Depuis l’ouverture du Musée en 2007, la revue a accompagné les réflexions d’une institution unique en Europe grâce à la mobilisation des savoirs et des questionnements qu’elle met en forme à partir des réseaux scientifiques de ses auteurs. Comme la boussole frémit à l’approche des pôles magnétiques, la revue a exploré les émergences du champ de la recherche (genre et migrations, discriminations, migrations mondialisées, transnationalisme, gouvernance et Frontières, etc.) et ouvert certains chantiers thématiques pour le musée de demain. À plusieurs reprises, elle a accompagné la préparation des expositions temporaires sous forme d’inventaire des recherches (Diasporas arméniennes, À chacun ses étrangers-France-Allemagne, Vies d’exil, Frontières), mais aussi chroniqué les collections du Musée en cours de constitution et participé à des journées d’étude, des séminaires et autres tables rondes en relation avec la programmation du Musée. Enfin, la revue a porté la genèse du Prix littéraire de la Porte dorée et publié des critiques sur les romans primés et des entretiens des lauréats des huit éditions passées. Son rôle dans le Musée est aujourd’hui l’objet d’une réflexion collective, au sein d’un service consacré à la production des ressources.
L’enjeu est à présent de développer les synergies et la transversalité des activités avec les autres pôles de production du Musée. Inversement, le Musée a soutenu la ligne éditoriale à la fois scientifique et culturelle de la plus ancienne revue sur les migrations en France. Les perspectives des dix prochaines années s’ouvrent sur des pistes tout aussi ambitieuses. La revue a pris en compte les nouveaux modes de diffusion des connaissances en numérisant ses archives. En publiant tous ses articles sur les plateformes scientifiques (Cairn et Revues.org), Hommes & Migrations entend s’investir dans le vaste projet numérique du Musée sur les migrations. Son patrimoine immense permet d’y puiser les ressources documentaires nécessaires à la conception de nouveaux contenus qui soient en résonance avec l’actualité des migrations. Sa ligne éditoriale, déjà pluridisciplinaire, va s’enrichir d’une réflexion sur le sens des images en regard des contenus explorés. Comme le démontre ce dossier sur les migrants au Liban coordonné par Liliane Kfoury et Nicolas Puig, les images – principalement la photographie – ne sont pas seulement une illustration des articles, mais elles apportent une autre dimension au discours scientifique. Les sciences humaines et sociales les appréhendent désormais comme une source à part entière qui fabrique un certain regard sur les phénomènes migratoires, et qu’il faut décrypter et interpréter en complément des récits, des recensements statistiques ou des observations participantes.

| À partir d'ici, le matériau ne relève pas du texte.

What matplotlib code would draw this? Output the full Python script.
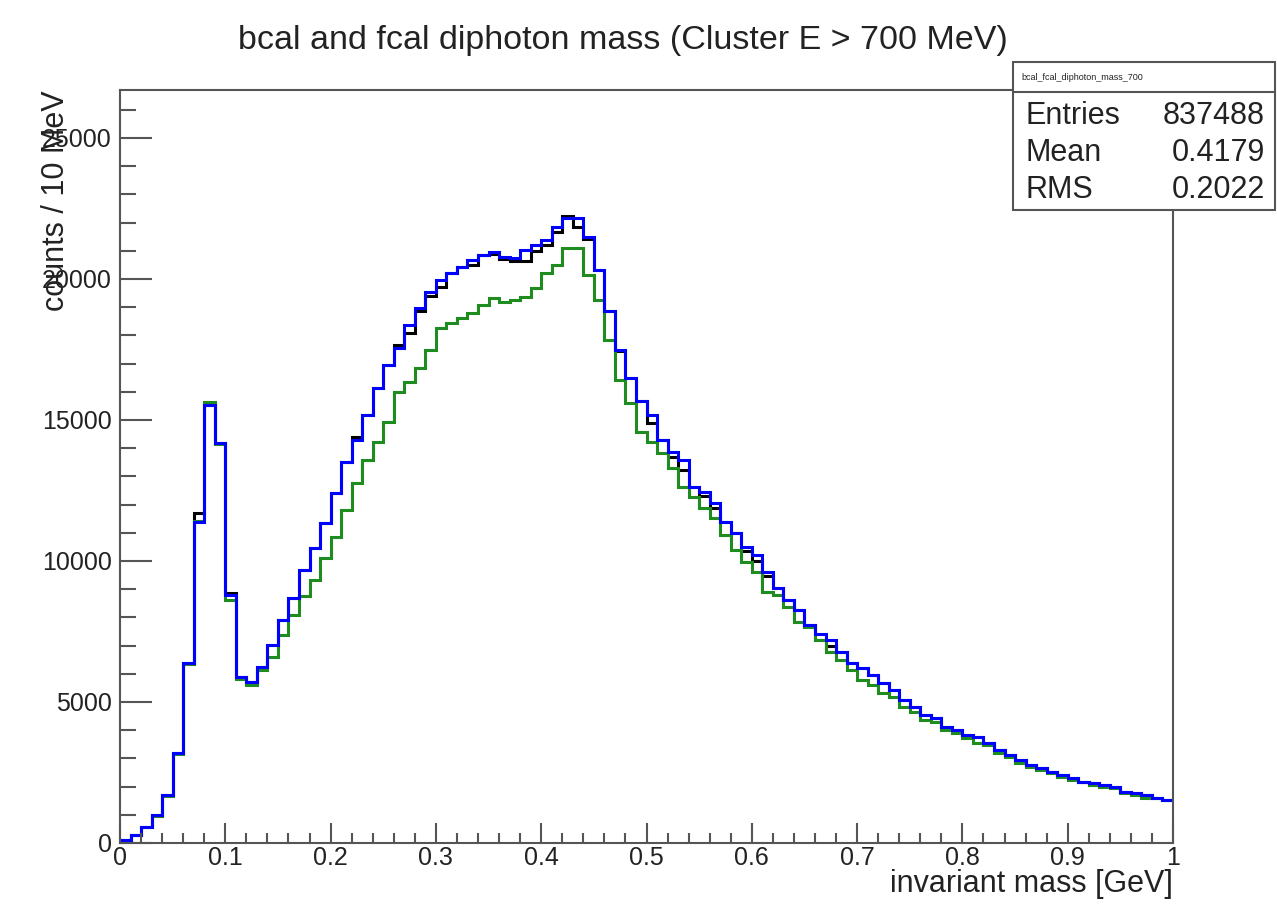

Comment la revue pourra-t-elle à l’avenir rendre compte de la place des images dans les démarches heuristiques ? Dans le paysage des revues scientifiques en pleine mutation, Hommes & Migrations va donc poursuivre son évolution éditoriale au sein d’un musée ouvert aux audiences les plus larges possible, dont Benjamin Stora, le président de son comité d’orientation, dresse le bilan d’une décennie relativement mouvementée. Comme toute naissance.